I have asked a similar question on Philosophy.SE.
Reading Arthur W. Pink's pamphlet Regeneration: Or, the New Birth recently, I was surprised to find that he had a tripartite view of man; and even more surprised to see the nuance in the way he related this to the doctrine of regeneration.
He says, "Man was a tri-partite being" before the Fall. But the Fall "does not mean that either his spirit or soul, or any part thereof, ceased to be, for in Scripture 'death' never signifies annihilation, but is a state of separation." (p. 16 in my copy, which is printed by the Bible Truth Depot, Swengel, Pa.)
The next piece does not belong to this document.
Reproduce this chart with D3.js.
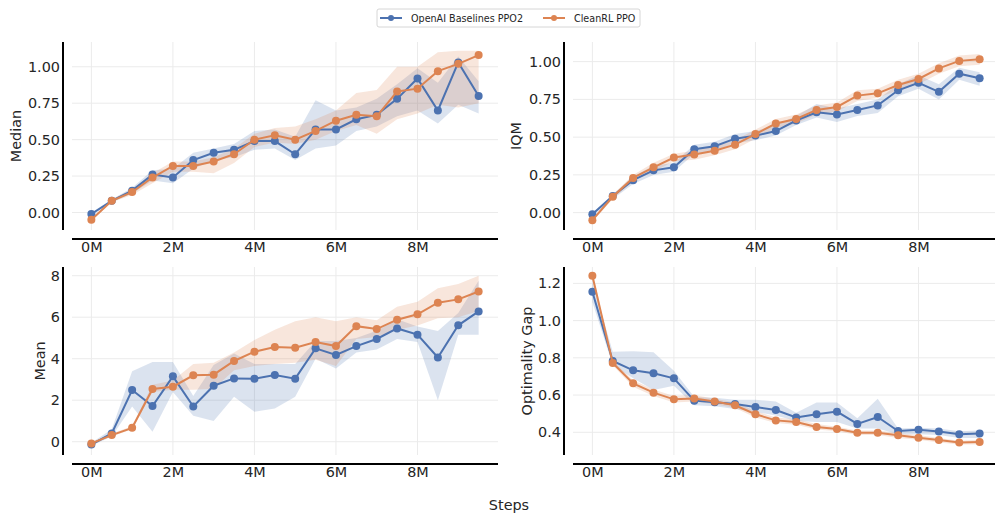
<!DOCTYPE html>
<html>
<head>
<meta charset="utf-8">
<script src="https://cdn.jsdelivr.net/npm/d3@7"></script>
<style>
  body { margin: 0; background: #fff; }
  svg { font-family: "DejaVu Sans", sans-serif; }
</style>
</head>
<body>
<div id="container"></div>
<script>
// steps in millions
const steps = [0, 0.5, 1, 1.5, 2, 2.5, 3, 3.5, 4, 4.5, 5, 5.5, 6, 6.5, 7, 7.5, 8, 8.5, 9, 9.5];
const seriesNames = ["OpenAI Baselines PPO2", "CleanRL PPO"];
const xTicks = [0, 2, 4, 6, 8];

// Median
const medianPPO2   = [-0.01, 0.08, 0.15, 0.26, 0.24, 0.36, 0.41, 0.43, 0.49, 0.49, 0.40, 0.57, 0.57, 0.64, 0.67, 0.78, 0.92, 0.70, 1.03, 0.80];
const medianPPO2Lo = [-0.02, 0.07, 0.13, 0.22, 0.20, 0.30, 0.36, 0.38, 0.43, 0.44, 0.36, 0.44, 0.46, 0.56, 0.59, 0.66, 0.70, 0.61, 0.74, 0.68];
const medianPPO2Hi = [0.00, 0.09, 0.17, 0.29, 0.30, 0.41, 0.44, 0.47, 0.56, 0.57, 0.52, 0.77, 0.70, 0.72, 0.78, 0.88, 0.99, 0.89, 1.07, 0.90];
const medianClean   = [-0.05, 0.08, 0.14, 0.24, 0.32, 0.32, 0.35, 0.40, 0.50, 0.53, 0.50, 0.56, 0.63, 0.67, 0.66, 0.83, 0.85, 0.97, 1.02, 1.08];
const medianCleanLo = [-0.06, 0.07, 0.12, 0.20, 0.28, 0.28, 0.27, 0.34, 0.45, 0.48, 0.47, 0.50, 0.56, 0.60, 0.54, 0.64, 0.68, 0.74, 0.72, 0.75];
const medianCleanHi = [-0.04, 0.09, 0.16, 0.27, 0.35, 0.35, 0.38, 0.44, 0.54, 0.58, 0.59, 0.64, 0.70, 0.82, 0.84, 1.00, 1.00, 1.10, 1.11, 1.11];

// IQM
const iqmPPO2   = [-0.01, 0.11, 0.215, 0.28, 0.30, 0.42, 0.44, 0.49, 0.51, 0.54, 0.61, 0.665, 0.65, 0.68, 0.71, 0.81, 0.86, 0.80, 0.92, 0.89];
const iqmPPO2Lo = [-0.02, 0.09, 0.19, 0.25, 0.27, 0.39, 0.41, 0.46, 0.48, 0.51, 0.58, 0.63, 0.60, 0.64, 0.66, 0.77, 0.82, 0.75, 0.88, 0.84];
const iqmPPO2Hi = [0.00, 0.12, 0.24, 0.31, 0.33, 0.45, 0.47, 0.52, 0.54, 0.58, 0.64, 0.72, 0.69, 0.72, 0.75, 0.85, 0.91, 0.85, 0.96, 0.93];
const iqmClean   = [-0.05, 0.105, 0.23, 0.30, 0.365, 0.385, 0.41, 0.45, 0.52, 0.59, 0.62, 0.68, 0.70, 0.775, 0.79, 0.845, 0.885, 0.955, 1.005, 1.015];
const iqmCleanLo = [-0.06, 0.09, 0.21, 0.27, 0.34, 0.35, 0.38, 0.42, 0.49, 0.56, 0.59, 0.65, 0.67, 0.74, 0.76, 0.81, 0.85, 0.92, 0.97, 0.98];
const iqmCleanHi = [-0.04, 0.12, 0.25, 0.33, 0.39, 0.41, 0.44, 0.48, 0.55, 0.62, 0.65, 0.71, 0.73, 0.81, 0.82, 0.88, 0.92, 0.99, 1.04, 1.05];

// Mean
const meanPPO2   = [-0.14, 0.40, 2.49, 1.72, 3.15, 1.70, 2.70, 3.05, 3.04, 3.21, 3.04, 4.50, 4.18, 4.61, 4.95, 5.46, 5.16, 4.06, 5.61, 6.28];
const meanPPO2Lo = [-0.20, 0.25, 1.70, 0.48, 2.40, 1.25, 1.00, 2.17, 1.45, 1.60, 2.17, 4.00, 3.53, 4.30, 4.45, 4.95, 4.80, 2.00, 5.15, 5.15];
const meanPPO2Hi = [-0.05, 0.60, 3.40, 3.84, 3.84, 2.20, 3.70, 4.25, 3.75, 3.75, 3.75, 4.85, 4.85, 5.00, 5.35, 5.90, 5.55, 5.33, 6.20, 7.76];
const meanClean   = [-0.08, 0.32, 0.67, 2.54, 2.65, 3.20, 3.23, 3.89, 4.34, 4.56, 4.53, 4.80, 4.61, 5.57, 5.43, 5.88, 6.14, 6.70, 6.86, 7.24];
const meanCleanLo = [-0.12, 0.25, 0.60, 2.40, 2.50, 2.50, 2.55, 3.45, 3.65, 3.75, 3.80, 3.95, 3.65, 4.95, 5.05, 5.40, 5.60, 5.95, 6.00, 6.30];
const meanCleanHi = [-0.04, 0.40, 0.75, 2.75, 2.95, 3.74, 3.80, 4.30, 4.90, 5.40, 5.80, 6.00, 5.80, 6.00, 5.85, 6.50, 6.75, 7.40, 7.60, 8.00];

// Optimality Gap
const gapPPO2   = [1.155, 0.783, 0.733, 0.717, 0.690, 0.570, 0.561, 0.552, 0.536, 0.520, 0.480, 0.497, 0.511, 0.445, 0.482, 0.407, 0.413, 0.404, 0.389, 0.393];
const gapPPO2Lo = [1.10, 0.76, 0.69, 0.627, 0.65, 0.545, 0.54, 0.525, 0.51, 0.49, 0.46, 0.455, 0.455, 0.42, 0.42, 0.39, 0.39, 0.385, 0.37, 0.37];
const gapPPO2Hi = [1.21, 0.833, 0.835, 0.83, 0.73, 0.59, 0.585, 0.575, 0.575, 0.565, 0.505, 0.56, 0.56, 0.475, 0.58, 0.42, 0.425, 0.42, 0.405, 0.41];
const gapClean   = [1.241, 0.772, 0.663, 0.613, 0.577, 0.581, 0.565, 0.545, 0.497, 0.464, 0.455, 0.429, 0.418, 0.398, 0.398, 0.384, 0.371, 0.359, 0.345, 0.348];
const gapCleanLo = [1.22, 0.76, 0.645, 0.595, 0.56, 0.565, 0.55, 0.53, 0.48, 0.45, 0.44, 0.415, 0.405, 0.385, 0.385, 0.37, 0.36, 0.345, 0.335, 0.335];
const gapCleanHi = [1.26, 0.785, 0.68, 0.63, 0.595, 0.60, 0.58, 0.56, 0.515, 0.48, 0.47, 0.445, 0.43, 0.41, 0.41, 0.395, 0.385, 0.37, 0.355, 0.36];

const colors = ["#4c72b0", "#dd8452"];

const panels = [
  { label: "Median", left: 72, top: 42, domain: [-0.12, 1.17], ticks: [0, 0.25, 0.5, 0.75, 1.0], fmt: ".2f", labelX: 16,
    series: [[medianPPO2, medianPPO2Lo, medianPPO2Hi], [medianClean, medianCleanLo, medianCleanHi]] },
  { label: "IQM", left: 573, top: 42, domain: [-0.115, 1.13], ticks: [0, 0.25, 0.5, 0.75, 1.0], fmt: ".2f", labelX: 516,
    series: [[iqmPPO2, iqmPPO2Lo, iqmPPO2Hi], [iqmClean, iqmCleanLo, iqmCleanHi]] },
  { label: "Mean", left: 72, top: 267, domain: [-0.64, 8.42], ticks: [0, 2, 4, 6, 8], fmt: "d", labelX: 40,
    series: [[meanPPO2, meanPPO2Lo, meanPPO2Hi], [meanClean, meanCleanLo, meanCleanHi]] },
  { label: "Optimality Gap", left: 573, top: 267, domain: [0.278, 1.288], ticks: [0.4, 0.6, 0.8, 1.0, 1.2], fmt: ".1f", labelX: 527,
    series: [[gapPPO2, gapPPO2Lo, gapPPO2Hi], [gapClean, gapCleanLo, gapCleanHi]] }
];

const W = 995, H = 519;
const pw = 426, ph = 188, off = 9; // plot size, spine offset
const fs = 14.4;

const svg = d3.select("#container").append("svg").attr("width", W).attr("height", H);

panels.forEach(p => {
  const g = svg.append("g").attr("transform", `translate(${p.left}, ${p.top})`);
  const x = d3.scaleLinear().domain([-0.475, 9.975]).range([0, pw]);
  const y = d3.scaleLinear().domain(p.domain).range([ph, 0]);

  // grid
  g.append("g").selectAll("line").data(xTicks).enter().append("line")
    .attr("x1", d => x(d)).attr("x2", d => x(d)).attr("y1", 0).attr("y2", ph)
    .attr("stroke", "#ebebeb").attr("stroke-width", 1);
  g.append("g").selectAll("line").data(p.ticks).enter().append("line")
    .attr("x1", 0).attr("x2", pw).attr("y1", d => y(d)).attr("y2", d => y(d))
    .attr("stroke", "#ebebeb").attr("stroke-width", 1);

  // bands
  p.series.forEach((s, i) => {
    const rows = steps.map((st, k) => [st, s[1][k], s[2][k]]);
    const area = d3.area().x(d => x(d[0])).y0(d => y(d[1])).y1(d => y(d[2]));
    g.append("path").datum(rows).attr("d", area).attr("fill", colors[i]).attr("fill-opacity", 0.2);
  });

  // lines and markers
  p.series.forEach((s, i) => {
    const rows = steps.map((st, k) => [st, s[0][k]]);
    const line = d3.line().x(d => x(d[0])).y(d => y(d[1]));
    g.append("path").datum(rows).attr("d", line).attr("fill", "none")
      .attr("stroke", colors[i]).attr("stroke-width", 2);
    g.append("g").selectAll("circle").data(rows).enter().append("circle")
      .attr("cx", d => x(d[0])).attr("cy", d => y(d[1])).attr("r", 4).attr("fill", colors[i]);
  });

  // axes (offset spines)
  const xAxis = d3.axisBottom(x).tickValues(xTicks).tickFormat(d => d + "M").tickSize(0).tickPadding(3);
  const xg = g.append("g").attr("transform", `translate(0, ${ph + off})`).call(xAxis);
  xg.select(".domain").attr("stroke", "#000").attr("stroke-width", 2).attr("d", `M0,0H${pw}`);

  const yAxis = d3.axisLeft(y).tickValues(p.ticks).tickFormat(d3.format(p.fmt)).tickSize(0).tickPadding(3);
  const yg = g.append("g").attr("transform", `translate(${-off}, 0)`).call(yAxis);
  yg.select(".domain").attr("stroke", "#000").attr("stroke-width", 2).attr("d", `M0,0V${ph}`);

  svg.selectAll(".tick text").attr("font-size", fs).attr("fill", "#262626").attr("font-family", "DejaVu Sans");

  svg.append("text").attr("transform", `translate(${p.labelX}, ${p.top + ph / 2}) rotate(-90)`)
    .attr("text-anchor", "middle").attr("dominant-baseline", "central")
    .attr("font-size", fs).attr("fill", "#262626").text(p.label);
});

svg.append("text").attr("x", 509).attr("y", 510).attr("text-anchor", "middle")
  .attr("font-size", fs).attr("fill", "#262626").text("Steps");

// legend
const leg = svg.append("g").attr("transform", "translate(377, 9)");
leg.append("rect").attr("width", 263).attr("height", 18).attr("rx", 2)
  .attr("fill", "#fff").attr("stroke", "#cccccc").attr("stroke-width", 0.8);
const legX = [3, 166];
seriesNames.forEach((name, i) => {
  const li = leg.append("g").attr("transform", `translate(${legX[i]}, 9)`);
  li.append("line").attr("x1", 0).attr("x2", 22).attr("stroke", colors[i]).attr("stroke-width", 2);
  li.append("circle").attr("cx", 11).attr("r", 3).attr("fill", colors[i]);
  li.append("text").attr("x", 31).attr("y", 0).attr("dominant-baseline", "central")
    .attr("font-size", 9.6).attr("fill", "#262626").text(name);
});
</script>
</body>
</html>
But he goes on to say (referencing Galatians 5 and similar passages), "The 'flesh' refers to the degenerate state of man's spirit and soul and body, as the 'spirit' refers to the regenerate state of the spirit and soul—the regeneration of the body being yet future." (18, italics original) This would be a tripartite view much more palatable to those who hold to bipartite view. (The tripartite theory I am more familiar with, associated with Pentecostalism, teaches that at regeneration the spirit is regenerated but not the soul.)
In what works does Pink deal with this doctrine further? The only other work I've read by him is The Attributes of God. How does he distinguish between the soul and the spirit, and what functions does he ascribe to each? What other theologians would agree with this brand of tripartite anthropology?